Purpose: To evaluate the association between orthodontic treatment with fixed appliances and periodontal health during treatment by examining gingival inflammation indices and saliva properties.
Materials and methods: Thirty consecutive orthodontic patients, aged 11-18 years old, who were eligible for fixed orthodontic appliances, were included in the study. Plaque index (PI), gingival index (GI), salivary pH and flow rate were recorded at three timepoints: immediately before placement of orthodontic fixed appliances (T0), and 1 (T1) and 3 months (T2) after bonding.
Results: The hypothesis that PI would remain constant across timepoints was rejected. PI increased over time (0 to 1 scale, T1-T0: mean diff. = 0.10, 95% CI = 0.03, 0.18, p = 0.01; T2-T0: mean diff. = 0.16, 95% CI = 0.08, 0.24, p < 0.001). On the other hand, GI changed statistically significantly over time (p = 0.05). Patients' age was not a predictor for PI change (p = 0.93), but it was for GI (p = 0.01).

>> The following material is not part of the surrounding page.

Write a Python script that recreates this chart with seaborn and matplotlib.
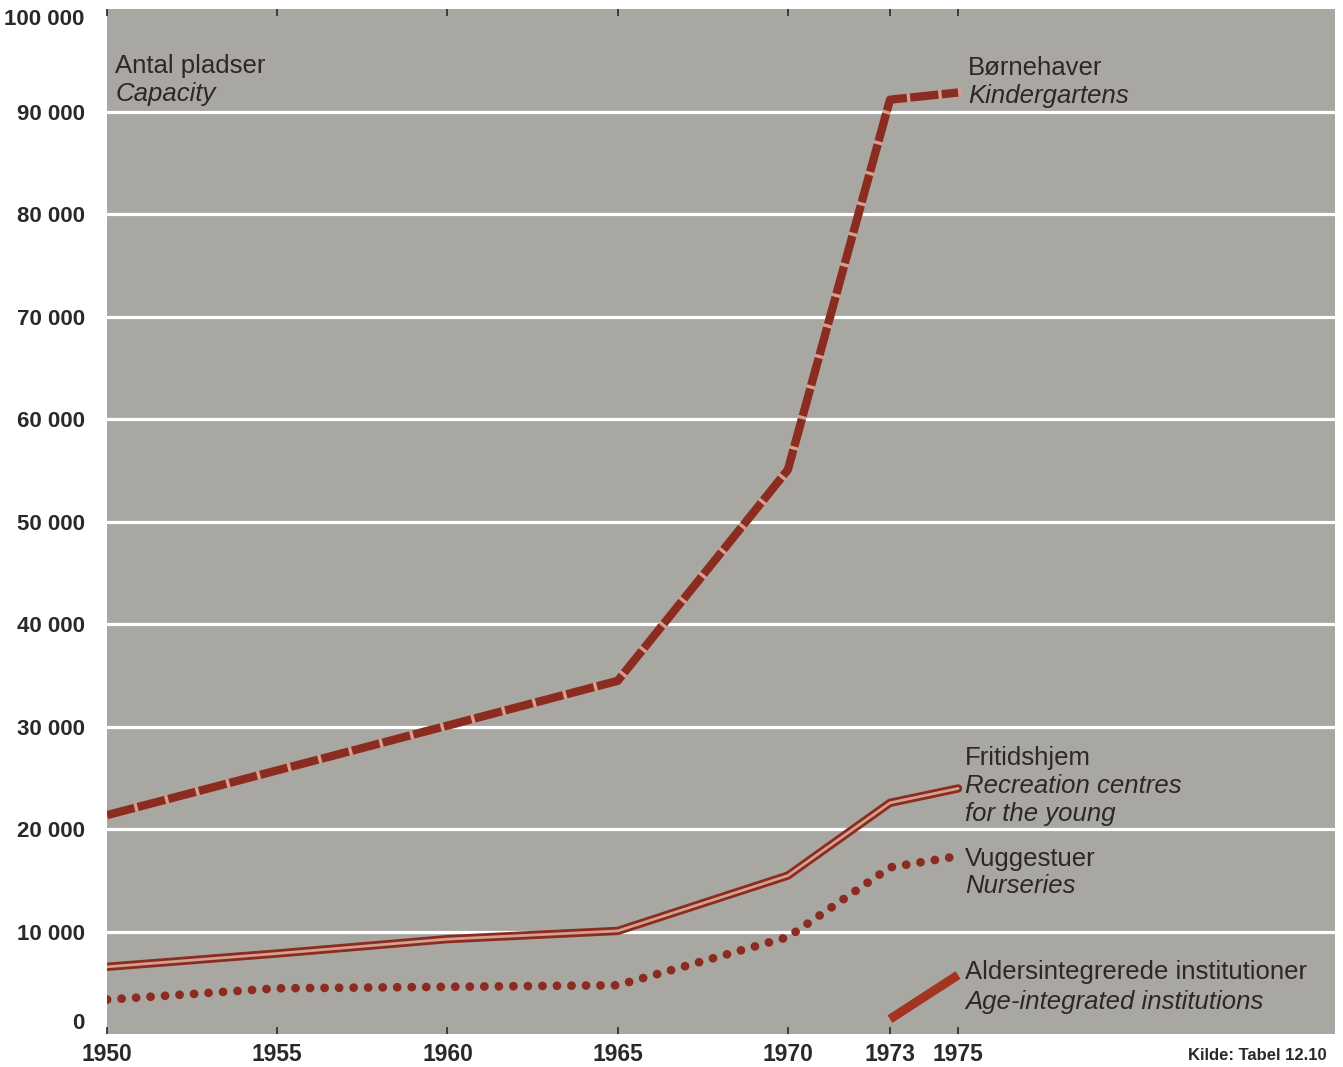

As anticipated, average PI was found to be higher for the mandibular dentition by 0.10 (95% CI = 0.04, 0.16) and the labial surfaces of teeth of both jaws by 0.51 (95% CI = 0.45, 0.57).
Conclusions: Within the framework of the current study, orthodontic treatment appeared to affect the periodontal health of patients, but the changes were clinically negligible and not consistently statistically significant.
Keywords: fixed orthodontic appliances; gingival index; periodontal health; plaque index.